If you had a choice, which would it be: C++ or Java? - big_data

Hey Hackers, here is my quandary.  I have to make a choice between C++ and Java as the next language I learn at school.  If you were me, which would you select?  Why?<p>My career interests are mainly in data analysis, with perhaps some financial applications later on.  Which of these two languages would give me the most traction?
======
ecyrb
I happen to work for a company in the financial sector.

Our developers use Java (mostly).

Our research department uses whatever they are most comfortable with for
research, but the result of their research is coded up in C++. If we had to do
it over, we'd probably do everything in Java. Misc. notes:

Personally, I am WAY more productive in Java.

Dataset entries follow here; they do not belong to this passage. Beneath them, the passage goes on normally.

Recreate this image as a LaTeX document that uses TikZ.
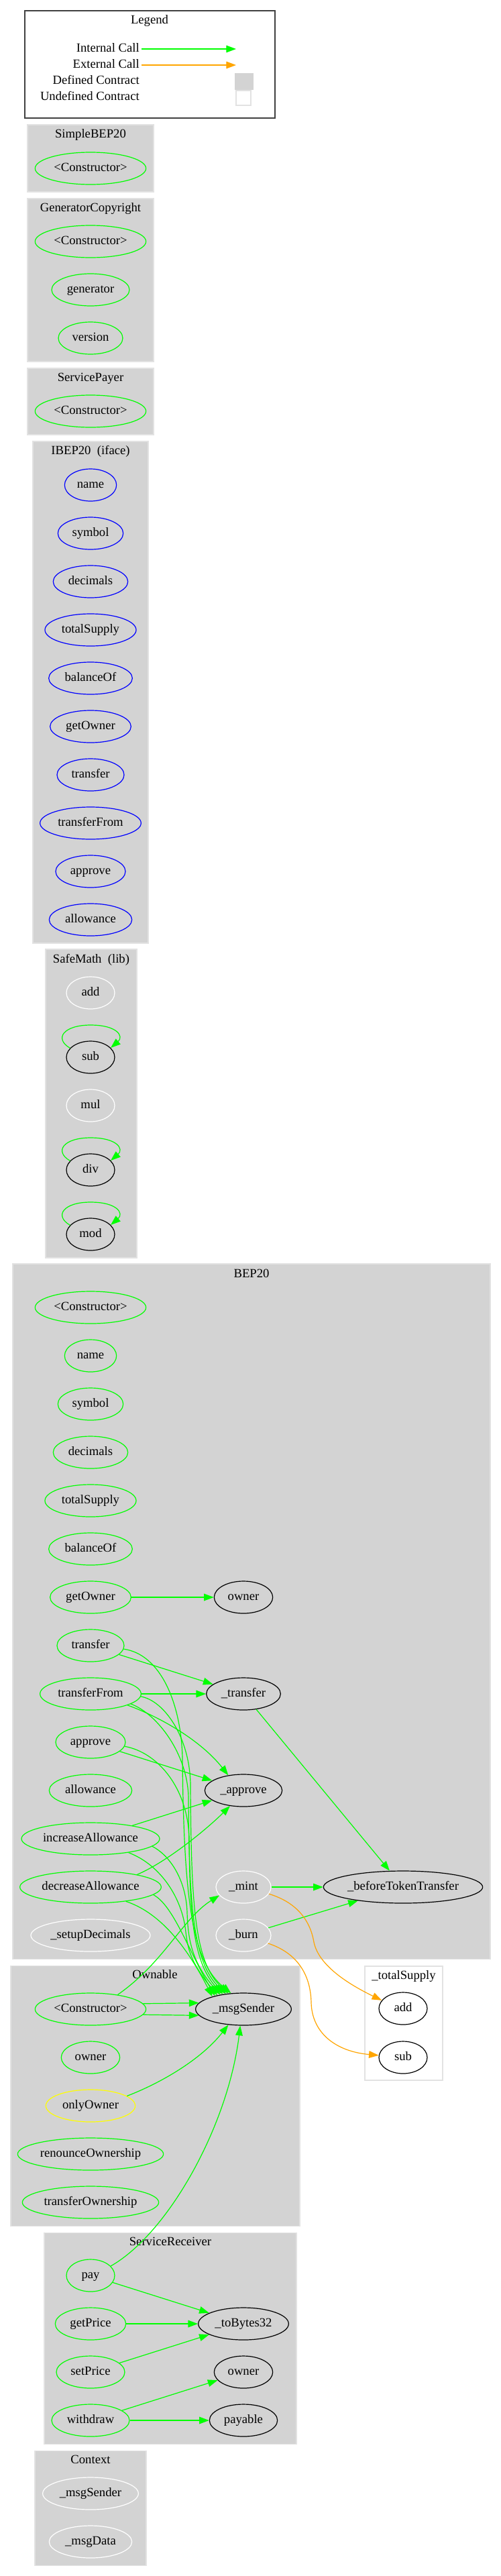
\documentclass[tikz,border=0pt]{standalone}
\usepackage{fontspec}
\setmainfont{Liberation Serif}
\usetikzlibrary{shapes.geometric,arrows.meta,calc}
\definecolor{gvgreen}{HTML}{00FF00}
\definecolor{gvorange}{HTML}{FFA500}
\definecolor{gvblue}{HTML}{0000FF}
\definecolor{gvyellow}{HTML}{FFFF00}
\definecolor{lgray}{HTML}{D3D3D3}
\definecolor{cborder}{HTML}{E2E2E2}
\newcommand{\zt}[1]{\makebox[0pt]{#1}}
\begin{document}
\begin{tikzpicture}[x=0.75pt,y=-0.75pt,
  font=\fontsize{14pt}{17pt}\selectfont,
  fn/.style={ellipse, draw, inner sep=0pt, minimum height=36pt, text height=9.5pt, text depth=3pt, line width=0.9pt},
  mw/.style={minimum width=#1pt},
  gfn/.style={fn, draw=gvgreen},
  bfn/.style={fn, draw=gvblue},
  wfn/.style={fn, draw=white},
  kfn/.style={fn, draw=black},
  yfn/.style={fn, draw=gvyellow},
  cluster/.style={fill=lgray, draw=cborder, line width=0.8pt},
  ucluster/.style={fill=white, draw=cborder, line width=1pt},
  ctitle/.style={inner sep=0pt, text height=9.5pt, text depth=3pt},
  call/.style={draw=gvgreen, line width=0.9pt, -{Triangle[length=11pt,width=8pt]}},
  ext/.style={call, draw=gvorange}
]
\useasboundingbox (0,0) rectangle (746,3840);

% ---------------- Legend ----------------
\draw[black!75, line width=0.8pt] (37,16) rectangle (410,176);
\node[ctitle] (lg_title) at (223,31) {Legend};
\node[ctitle, anchor=east] (lg_int) at (208,73) {Internal Call};
\node[ctitle, anchor=east] (lg_ext) at (208,97) {External Call};
\node[ctitle, anchor=east] (lg_def) at (208,121) {Defined Contract};
\node[ctitle, anchor=east] (lg_undef) at (208,145) {Undefined Contract};
\coordinate (lg_int_s) at (211,73);
\coordinate (lg_int_e) at (352,73);
\coordinate (lg_ext_s) at (211,97);
\coordinate (lg_ext_e) at (352,97);
\draw[call] (lg_int_s) -- (lg_int_e);
\draw[ext] (lg_ext_s) -- (lg_ext_e);
\node[draw=lgray, fill=lgray, minimum width=20pt, minimum height=18pt, inner sep=0pt] (lg_defbox) at (363.5,121) {};
\node[draw=cborder, line width=1pt, fill=white, minimum width=16.5pt, minimum height=16.5pt, inner sep=0pt] (lg_undefbox) at (363,146) {};

% ---------------- Clusters ----------------
\filldraw[cluster] (41,186) rectangle (229,286);
\node[ctitle] (t_sb) at (135,201) {SimpleBEP20};
\filldraw[cluster] (41,296) rectangle (229,539);
\node[ctitle] (t_gc) at (135,311) {GeneratorCopyright};
\filldraw[cluster] (41,549) rectangle (229,648);
\node[ctitle] (t_sp) at (135,564) {ServicePayer};
\filldraw[cluster] (49,658) rectangle (221,1406);
\node[ctitle] (t_ib) at (135,673) {IBEP20\ \ (iface)};
\filldraw[cluster] (68,1415) rectangle (204,1875);
\node[ctitle] (t_sm) at (136,1431) {SafeMath\ \ (lib)};
\filldraw[cluster] (19,1884) rectangle (731,2920);
\node[ctitle] (t_b) at (375,1900) {BEP20};
\filldraw[ucluster] (544,2931) rectangle (660,3101);
\node[ctitle] (t_ts) at (602,2946) {\_totalSupply};
\filldraw[cluster] (16,2930) rectangle (447,3318);
\node[ctitle] (t_o) at (231,2945) {Ownable};
\filldraw[cluster] (66,3328) rectangle (442,3643);
\node[ctitle] (t_sr) at (254,3343) {ServiceReceiver};
\filldraw[cluster] (52,3653) rectangle (218,3824);
\node[ctitle] (t_c) at (135,3668) {Context};

% ---------------- Nodes ----------------
\node[gfn, mw=124] (sb_ctor) at (135,251) {\zt{<Constructor>}};

\node[gfn, mw=124] (gc_ctor) at (135,360) {\zt{<Constructor>}};
\node[gfn, mw=87] (gc_gen) at (135,432) {\zt{generator}};
\node[gfn, mw=72] (gc_ver) at (135,504) {\zt{version}};

\node[gfn, mw=124] (sp_ctor) at (135,613) {\zt{<Constructor>}};

\node[bfn, mw=58] (ib_name) at (135,723) {\zt{name}};
\node[bfn, mw=73] (ib_symbol) at (135,795) {\zt{symbol}};
\node[bfn, mw=83.5] (ib_decimals) at (135,867) {\zt{decimals}};
\node[bfn, mw=102] (ib_total) at (135,939) {\zt{totalSupply}};
\node[bfn, mw=93.5] (ib_bal) at (135,1011) {\zt{balanceOf}};
\node[bfn, mw=90.5] (ib_getowner) at (135,1083) {\zt{getOwner}};
\node[bfn, mw=75] (ib_transfer) at (135,1155) {\zt{transfer}};
\node[bfn, mw=113] (ib_tf) at (135,1227) {\zt{transferFrom}};
\node[bfn, mw=78] (ib_approve) at (135,1299) {\zt{approve}};
\node[bfn, mw=92.5] (ib_allow) at (135,1371) {\zt{allowance}};

\node[wfn, mw=54] (sm_add) at (135,1480) {\zt{add}};
\node[kfn, mw=54] (sm_sub) at (135,1576) {\zt{sub}};
\node[wfn, mw=54] (sm_mul) at (135,1648) {\zt{mul}};
\node[kfn, mw=54] (sm_div) at (135,1744) {\zt{div}};
\node[kfn, mw=54] (sm_mod) at (135,1840) {\zt{mod}};

\node[gfn, mw=124] (b_ctor) at (135,1949) {\zt{<Constructor>}};
\node[gfn, mw=58] (b_name) at (135,2021) {\zt{name}};
\node[gfn, mw=73] (b_symbol) at (135,2093) {\zt{symbol}};
\node[gfn, mw=83.5] (b_decimals) at (135,2165) {\zt{decimals}};
\node[gfn, mw=102] (b_total) at (135,2237) {\zt{totalSupply}};
\node[gfn, mw=93.5] (b_bal) at (135,2309) {\zt{balanceOf}};
\node[gfn, mw=90.5] (b_getowner) at (135,2381) {\zt{getOwner}};
\node[gfn, mw=75] (b_transfer) at (135,2453) {\zt{transfer}};
\node[gfn, mw=113] (b_tf) at (135,2525) {\zt{transferFrom}};
\node[gfn, mw=78] (b_approve) at (135,2597) {\zt{approve}};
\node[gfn, mw=92.5] (b_allow) at (135,2669) {\zt{allowance}};
\node[gfn, mw=154.5] (b_inc) at (135,2741) {\zt{increaseAllowance}};
\node[gfn, mw=158] (b_dec) at (135,2813) {\zt{decreaseAllowance}};
\node[wfn, mw=133.5] (b_setup) at (135,2885) {\zt{\_setupDecimals}};

\node[kfn, mw=65.5] (b_owner) at (363,2381) {\zt{owner}};
\node[kfn, mw=83] (b_itransfer) at (363,2525) {\zt{\_transfer}};
\node[kfn, mw=86.5] (b_iapprove) at (363,2669) {\zt{\_approve}};
\node[wfn, mw=61.5] (b_mint) at (363,2813) {\zt{\_mint}};
\node[wfn, mw=61.5] (b_burn) at (363,2885) {\zt{\_burn}};
\node[kfn, mw=178] (b_before) at (601,2813) {\zt{\_beforeTokenTransfer}};

\node[kfn, mw=54] (ts_add) at (601,2994) {\zt{add}};
\node[kfn, mw=54] (ts_sub) at (601,3067) {\zt{sub}};

\node[gfn, mw=124] (o_ctor) at (135,2995) {\zt{<Constructor>}};
\node[gfn, mw=65.5] (o_owner) at (135,3067) {\zt{owner}};
\node[yfn, mw=100] (o_only) at (135,3139) {\zt{onlyOwner}};
\node[gfn, mw=163] (o_renounce) at (135,3211) {\zt{renounceOwnership}};
\node[gfn, mw=152.5] (o_transfer) at (135,3283) {\zt{transferOwnership}};
\node[kfn, mw=107] (o_msg) at (363,2995) {\zt{\_msgSender}};

\node[gfn, mw=54] (sr_pay) at (135,3392) {\zt{pay}};
\node[gfn, mw=79] (sr_get) at (135,3464) {\zt{getPrice}};
\node[gfn, mw=76.5] (sr_set) at (135,3536) {\zt{setPrice}};
\node[gfn, mw=87] (sr_withdraw) at (135,3608) {\zt{withdraw}};
\node[kfn, mw=101] (sr_tob) at (363,3464) {\zt{\_toBytes32}};
\node[kfn, mw=65.5] (sr_owner) at (363,3536) {\zt{owner}};
\node[kfn, mw=76] (sr_payable) at (363,3608) {\zt{payable}};

\node[wfn, mw=107] (c_msg) at (135,3717) {\zt{\_msgSender}};
\node[wfn, mw=92.5] (c_data) at (135,3789) {\zt{\_msgData}};

% ---------------- Edges ----------------
% SafeMath self loops
\foreach \n in {sm_sub, sm_div, sm_mod}{
  \draw[call] (\n.156) .. controls ($(\n)+(-55,-28)$) and ($(\n)+(-40,-48)$) .. ($(\n)+(0,-48)$)
     .. controls ($(\n)+(40,-48)$) and ($(\n)+(50,-31)$) .. (\n.25);
}

% BEP20 straight calls
\draw[call] (b_getowner) -- (b_owner);
\draw[call] (b_transfer) -- (b_itransfer);
\draw[call] (b_tf) -- (b_itransfer);
\draw[call] (b_approve) -- (b_iapprove);
\draw[call] (b_inc) -- (b_iapprove);
\draw[call] (b_itransfer) -- (b_before);
\draw[call] (b_mint) -- (b_before);
\draw[call] (b_burn) -- (b_before);
\draw[call] (b_tf.-17) .. controls (240,2560) and (300,2595) .. (b_iapprove.135);
\draw[call] (b_dec.15) .. controls (250,2775) and (310,2725) .. (b_iapprove.-131);

% calls to _msgSender
\draw[call] (b_transfer.-6) .. controls (240,2466) and (270,2540) .. (272,2620) .. controls (274,2840) and (288,2925) .. (o_msg.128);
\draw[call] (b_tf.-3) .. controls (245,2535) and (283,2590) .. (284,2660) .. controls (285,2840) and (290,2925) .. (o_msg.134);
\draw[call] (b_tf.-14) .. controls (235,2555) and (280,2615) .. (281,2680) .. controls (282,2840) and (288,2925) .. (o_msg.139);
\draw[call] (b_approve.-7) .. controls (235,2612) and (280,2665) .. (282,2740) .. controls (283,2850) and (287,2925) .. (o_msg.144);
\draw[call] (b_inc.-7.5) .. controls (252,2765) and (277,2800) .. (279,2850) .. controls (280,2890) and (286,2925) .. (o_msg.148);
\draw[call] (b_inc.-20) .. controls (240,2780) and (272,2830) .. (277,2880) .. controls (280,2905) and (284,2925) .. (o_msg.152);
\draw[call] (b_dec.-7.5) .. controls (258,2840) and (280,2905) .. (o_msg.155);
\draw[call] (b_dec.-22) .. controls (235,2850) and (275,2895) .. (o_msg.158);

% external calls
\draw[ext] (b_mint.-15) .. controls (440,2835) and (462,2860) .. (468,2895) .. controls (475,2930) and (520,2958) .. (ts_add.159);
\draw[ext] (b_burn.-18) .. controls (440,2910) and (463,2940) .. (464,2985) .. controls (465,3030) and (500,3058) .. (ts_sub.175);

% Ownable
\draw[call] (o_ctor.6.7) -- (o_msg.172.2);
\draw[call] (o_ctor.-6.7) -- (o_msg.-172.2);
\draw[call] (o_ctor.28) .. controls (245,2925) and (272,2860) .. (b_mint.199);
\draw[call] (o_only.15) .. controls (240,3105) and (300,3070) .. (o_msg.226);

% ServiceReceiver
\draw[call] (sr_pay.25) .. controls (250,3330) and (340,3170) .. (o_msg.-101);
\draw[call] (sr_pay) -- (sr_tob);
\draw[call] (sr_get) -- (sr_tob);
\draw[call] (sr_set) -- (sr_tob);
\draw[call] (sr_withdraw) -- (sr_owner);
\draw[call] (sr_withdraw) -- (sr_payable);
\end{tikzpicture}
\end{document}
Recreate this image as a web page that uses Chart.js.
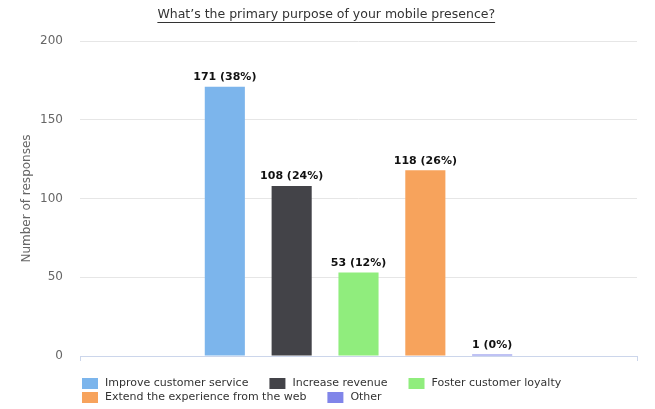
<!DOCTYPE html>
<html>
<head>
<meta charset="utf-8">
<title>Mobile presence</title>
<script src="https://cdn.jsdelivr.net/npm/chart.js@4.4.1/dist/chart.umd.min.js"></script>
<style>
  html, body { margin: 0; padding: 0; background: #fff; }
  #wrap { width: 655px; height: 409px; }
</style>
</head>
<body>
<div id="wrap"><canvas id="chart"></canvas></div>
<script>
const titleText = 'What\u2019s the primary purpose of your mobile presence?'
const categories = ['']
const seriesNames = ['Improve customer service', 'Increase revenue', 'Foster customer loyalty', 'Extend the experience from the web', 'Other']
const seriesValues = [171, 108, 53, 118, 1]
const seriesColors = ['#7cb5ec', '#434348', '#90ed7d', '#f7a35c', '#8085e9']
const yTicks = [0, 50, 100, 150, 200]

const FONT = "'DejaVu Sans', Verdana, sans-serif"
const total = seriesValues.reduce((a, b) => a + b, 0)

// "171 (38%)" above each bar
const barLabels = {
  id: 'barLabels',
  afterDatasetsDraw (chart) {
    const ctx = chart.ctx
    ctx.save()
    ctx.font = 'bold 11px ' + FONT
    ctx.fillStyle = '#111'
    ctx.textAlign = 'center'
    ctx.textBaseline = 'bottom'
    chart.data.datasets.forEach((ds, i) => {
      const bar = chart.getDatasetMeta(i).data[0]
      const v = ds.data[0]
      ctx.fillText(v + ' (' + Math.round(v / total * 100) + '%)', bar.x, bar.y - 4)
    })
    ctx.restore()
  }
}

// underline under the title
const titleUnderline = {
  id: 'titleUnderline',
  afterDraw (chart) {
    const tb = chart.titleBlock
    if (!tb) return
    const ctx = chart.ctx
    const opts = chart.options.plugins.title
    ctx.save()
    ctx.font = opts.font.size + 'px ' + FONT
    const w = ctx.measureText(titleText).width
    const cx = tb.left + tb.width / 2
    const y = Math.round(tb.top + opts.padding.top + opts.font.size * 1.2 / 2 + 7) + 0.5
    ctx.strokeStyle = '#333'
    ctx.lineWidth = 1
    ctx.beginPath()
    ctx.moveTo(cx - w / 2, y)
    ctx.lineTo(cx + w / 2, y)
    ctx.stroke()
    ctx.restore()
  }
}

// legend laid out like the original: left aligned, two rows
const bottomLegend = {
  id: 'bottomLegend',
  afterDraw (chart) {
    const ctx = chart.ctx
    const startX = 82
    const maxX = chart.chartArea.right
    const boxW = 16
    const boxH = 11
    const gap = 21
    let x = startX
    let y = 383
    ctx.save()
    ctx.font = '11px ' + FONT
    ctx.textBaseline = 'middle'
    ctx.textAlign = 'left'
    chart.data.datasets.forEach((ds, i) => {
      const w = boxW + 7 + ctx.measureText(ds.label).width
      if (i > 0 && x + w > maxX) {
        x = startX
        y += 14
      }
      ctx.fillStyle = ds.backgroundColor
      ctx.fillRect(x, Math.round(y - boxH / 2), boxW, boxH)
      ctx.fillStyle = '#333'
      ctx.fillText(ds.label, x + boxW + 7, y)
      x += w + gap
    })
    ctx.restore()
  }
}

new Chart(document.getElementById('chart'), {
  type: 'bar',
  data: {
    labels: categories,
    datasets: seriesNames.map((name, i) => ({
      label: name,
      data: [seriesValues[i]],
      backgroundColor: seriesColors[i],
      borderWidth: 0,
      categoryPercentage: 0.6,
      barPercentage: 0.6
    }))
  },
  options: {
    responsive: true,
    maintainAspectRatio: false,
    animation: false,
    events: [],
    layout: {
      padding: { top: 0, left: 15.5, right: 18, bottom: 48 }
    },
    plugins: {
      legend: { display: false },
      tooltip: { enabled: false },
      title: {
        display: true,
        text: titleText,
        color: '#333',
        font: { family: FONT, size: 12.5, weight: 'normal' },
        padding: { top: 7, bottom: 19 }
      }
    },
    scales: {
      x: {
        ticks: { display: false },
        grid: {
          display: true,
          drawOnChartArea: false,
          drawTicks: true,
          tickLength: 5,
          color: '#ccd6eb'
        },
        border: { display: true, color: '#ccd6eb' }
      },
      y: {
        min: 0,
        max: 200,
        afterBuildTicks (scale) {
          scale.ticks = yTicks.map(v => ({ value: v }))
        },
        // plot starts at x=80 like the original
        afterFit (scale) {
          scale.width = 64.5
        },
        ticks: {
          color: '#666',
          padding: 17,
          font: { family: FONT, size: 12 }
        },
        grid: { color: '#e6e6e6', drawTicks: false },
        border: { display: false },
        title: {
          display: true,
          text: 'Number of responses',
          color: '#666',
          font: { family: FONT, size: 12 },
          padding: { top: 4, bottom: 4 }
        }
      }
    }
  },
  plugins: [barLabels, titleUnderline, bottomLegend]
})
</script>
</body>
</html>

I supplement Java with Clojure.

I find the performance penalty for using Java is pretty-much negligible. It's
always _how_ you do it that matters more than _what language_ you do it in.
Don't use Java Generics for number crunching though... use a dedicated
primitives collection library like Colt.

Java and C++ are quite similar in _some_ respects. I would say though, that
it's easier to go from C++ to Java, than from Java to C++.

Best C++ books:

 _Accelerated C++_ by Andrew Koenig and Barbara E. Moo

 _Effective C++_ by Scott Meyers (make sure you get the 3rd edition)

Best Java books:

 _Effective Java_ by Joshua Bloch

 _Java Concurrency in Practice_ by Brian Goetz, Tim Peierls, Joshua Bloch, and
Joseph Bowbeer

If you have to use C++, start using the Boost C++ libraries early on. You can
learn a great deal just by _using_ the Boost libraries, and reading their
documentation.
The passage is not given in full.